There's a degree of grandiloquence in the Shaikh's gift-giving, no doubt, but also a hint of possible real grandeur-- a self-sacrificing, damn-the-cost gesture carried off with a flourish. Aren't we now in the world of Hatim Ta'i, who slaughtered his favorite superb racing-camel because he needed to provide a meal for unexpected guests? And of course, the 'wine' can always evoke the Sufistic 'intoxication' of the presence of the Divine beloved, so the Shaikh can look like a kind of mystically transported darvesh.

Or, of course, it's also possible that he could simply have made an awful fool of himself, and might be feeling thoroughly chastened and embarrassed. Everybody might be snickering at his folly. But then, aren't mystics and mad lovers fools by definition?) And isn't it to the Shaikh's credit if he joins (even briefly) their ranks?

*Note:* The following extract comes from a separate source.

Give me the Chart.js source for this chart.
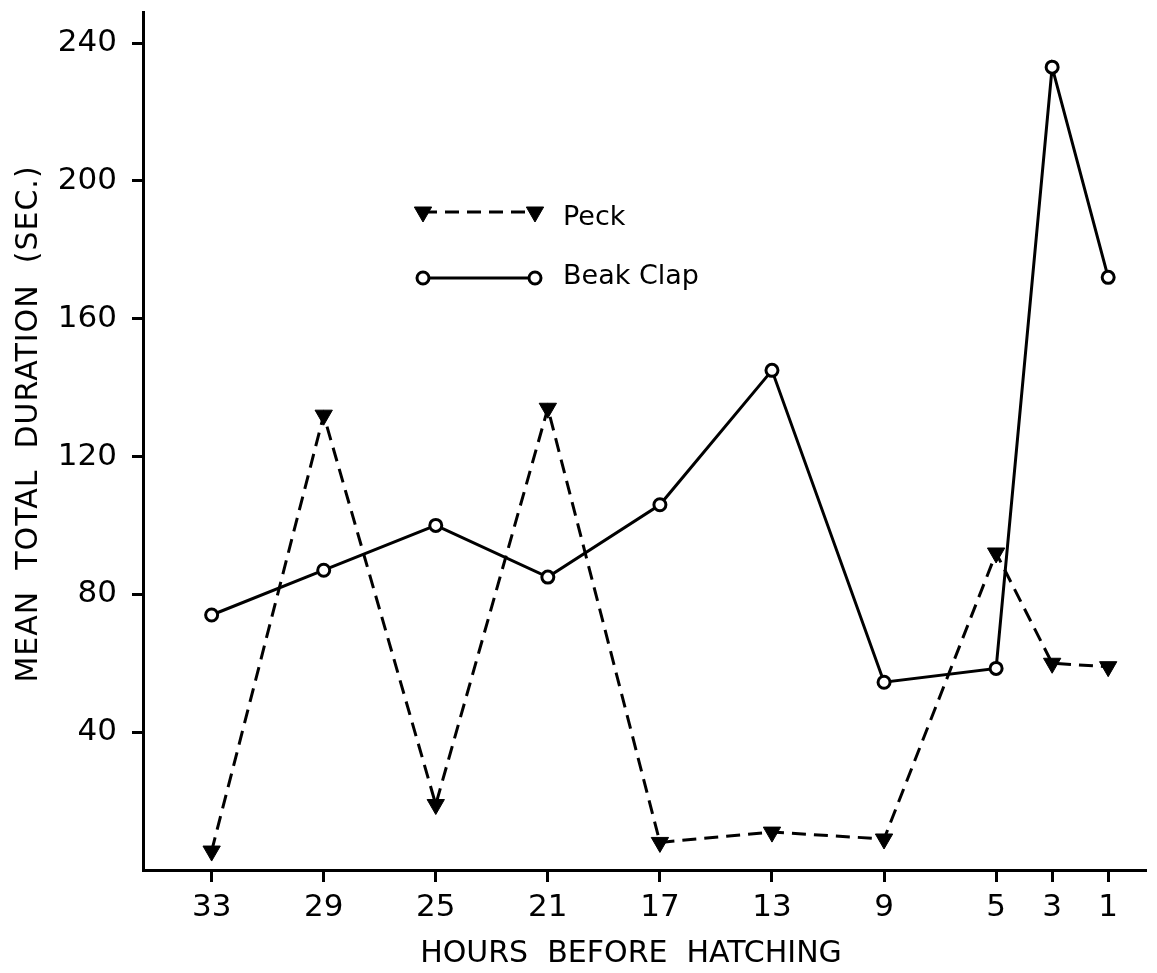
<!DOCTYPE html>
<html>
<head>
<meta charset="utf-8">
<script src="https://cdn.jsdelivr.net/npm/chart.js@4.4.1/dist/chart.umd.min.js"></script>
<style>
  html, body { margin: 0; padding: 0; background: #fff; }
  #wrap { width: 1157px; height: 973px; position: relative; }
</style>
</head>
<body>
<div id="wrap"><canvas id="c"></canvas></div>
<script>
// Hours before hatching (x positions are true hour values, axis runs 33 -> 1)
const hours = [33, 29, 25, 21, 17, 13, 9, 5, 3, 1];
// Mean total duration in seconds
const peck = [5.5, 132, 19, 134, 8, 11, 9, 92, 60, 59];
const beakClap = [74, 87, 100, 85, 106, 145, 54.5, 58.5, 233, 172];
// Labelled y ticks
const yTicks = [40, 80, 120, 160, 200, 240];
const seriesNames = ['Peck', 'Beak Clap'];
const xTitle = 'HOURS  BEFORE  HATCHING';
const yTitle = 'MEAN  TOTAL  DURATION  (SEC.)';

const FONT = '"DejaVu Sans", "Liberation Sans", sans-serif';
const INK = '#000';

function toPoints(values) {
  return hours.map((h, i) => ({ x: h, y: values[i] }));
}

// Axis titles and the inset key, drawn on top of the plot
const overlay = {
  id: 'overlay',
  afterDraw(chart) {
    const ctx = chart.ctx;
    ctx.save();
    ctx.fillStyle = INK;
    ctx.strokeStyle = INK;

    // axis titles
    ctx.font = '30px ' + FONT;
    ctx.textAlign = 'center';
    ctx.textBaseline = 'alphabetic';
    ctx.letterSpacing = '0px';
    ctx.fillText(xTitle, 631, 962);
    ctx.save();
    ctx.letterSpacing = '1px';
    ctx.translate(37, 424);
    ctx.rotate(-Math.PI / 2);
    ctx.fillText(yTitle, 0, 0);
    ctx.restore();

    // key: a short sample of each series with its markers
    const rows = [{ y: 212, base: 225 }, { y: 278, base: 284 }];
    chart.data.datasets.forEach((ds, i) => {
      const r = rows[i];
      const x0 = 423, x1 = 535;
      ctx.save();
      ctx.lineWidth = ds.borderWidth;
      ctx.setLineDash(ds.borderDash || []);
      ctx.beginPath();
      ctx.moveTo(x0, r.y);
      ctx.lineTo(x1, r.y);
      ctx.stroke();
      ctx.restore();
      [x0, x1].forEach(px => {
        ctx.save();
        ctx.fillStyle = ds.pointBackgroundColor;
        ctx.strokeStyle = ds.pointBorderColor;
        ctx.lineWidth = ds.pointBorderWidth;
        ctx.setLineDash([]);
        Chart.helpers.drawPoint(ctx, {
          pointStyle: ds.pointStyle,
          rotation: ds.pointRotation || 0,
          radius: ds.pointRadius,
          borderWidth: ds.pointBorderWidth
        }, px, r.y);
        ctx.restore();
      });
      ctx.font = '27px ' + FONT;
      ctx.textAlign = 'left';
      ctx.textBaseline = 'alphabetic';
      ctx.fillStyle = INK;
      ctx.fillText(ds.label, 563, r.base);
    });
    ctx.restore();
  }
};

const tickFont = { family: FONT, size: 31 };

new Chart(document.getElementById('c'), {
  type: 'line',
  data: {
    datasets: [
      {
        label: seriesNames[0],
        data: toPoints(peck),
        borderColor: INK,
        borderWidth: 3,
        borderDash: [14, 8],
        pointStyle: 'triangle',
        pointRotation: 180,
        pointRadius: 10,
        pointBackgroundColor: INK,
        pointBorderColor: INK,
        pointBorderWidth: 1,
        tension: 0,
        clip: false
      },
      {
        label: seriesNames[1],
        data: toPoints(beakClap),
        borderColor: INK,
        borderWidth: 3,
        pointStyle: 'circle',
        pointRadius: 6,
        pointBackgroundColor: '#fff',
        pointBorderColor: INK,
        pointBorderWidth: 3,
        tension: 0,
        clip: false
      }
    ]
  },
  options: {
    responsive: true,
    maintainAspectRatio: false,
    animation: false,
    layout: { padding: { top: 12, right: 4, left: 0, bottom: 0 } },
    plugins: { legend: { display: false }, tooltip: { enabled: false } },
    scales: {
      x: {
        type: 'linear',
        reverse: true,
        min: -0.35,
        max: 35.45,
        afterBuildTicks: s => { s.ticks = hours.map(v => ({ value: v })); },
        ticks: { autoSkip: false, maxRotation: 0, font: tickFont, color: INK, padding: 7 },
        grid: { display: true, drawOnChartArea: false, drawTicks: true, tickLength: 12, tickWidth: 3, tickColor: INK },
        border: { display: true, color: INK, width: 3 },
        afterFit: s => { s.height = 103; s.paddingLeft = 0; s.paddingRight = 0; }
      },
      y: {
        type: 'linear',
        min: 0,
        max: 249,
        afterBuildTicks: s => { s.ticks = yTicks.map(v => ({ value: v })); },
        ticks: { font: tickFont, color: INK, padding: 15 },
        grid: { display: true, drawOnChartArea: false, drawTicks: true, tickLength: 11, tickWidth: 3, tickColor: INK },
        border: { display: true, color: INK, width: 3 },
        afterFit: s => { s.width = 143; s.paddingTop = 0; s.paddingBottom = 0; }
      }
    }
  },
  plugins: [overlay]
});
</script>
</body>
</html>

An alternative reading, proposed by Mushtaq Fadra (Jan. 2016) and others, would be to take nangaa as a 'midpoints' word, and to read it not with the clause before it, but with the clause after it. Thus we'd have 'the Shaikh who is in the mosque, was naked last night in the wine-house'. I agree that this is a perfectly possible reading. For several reasons, however, I think it remains secondary. First, in 'Hindi meter' the quasi-caesura after the eighth syllable almost (though not quite) always corresponds to the locally dominant semantic division, if one exists, or in its absence to a significant grammatical break. In the thirty lines of this fifteen-verse ghazal, there's only one exception (in 11b). If we take the usual reading of the first line of the present verse, the semantic break corresponds perfectly to the quasi-caesura, just as it does in the second line; if we take the alternative reading, it conspicuously does not, so that the line feels much clunkier, and the word-order more peculiar. Second, the usual reading is more overtly scandalous and thus offers a more piquant and enjoyable effect. Compare

{7,5},

with its sacrilegious use of Islamic religious imagery, and of course the closing-verse,

{7,15}.

And third, on the alternative reading 'who is in the the mosque' becomes something almost like padding (though not quite, since it does serve to emphasize the contrast)-- because it's normal to see the Shaikh in the mosque, and there's no need to make clear which Shaikh, since in the ghazal world this figure is a single archetype.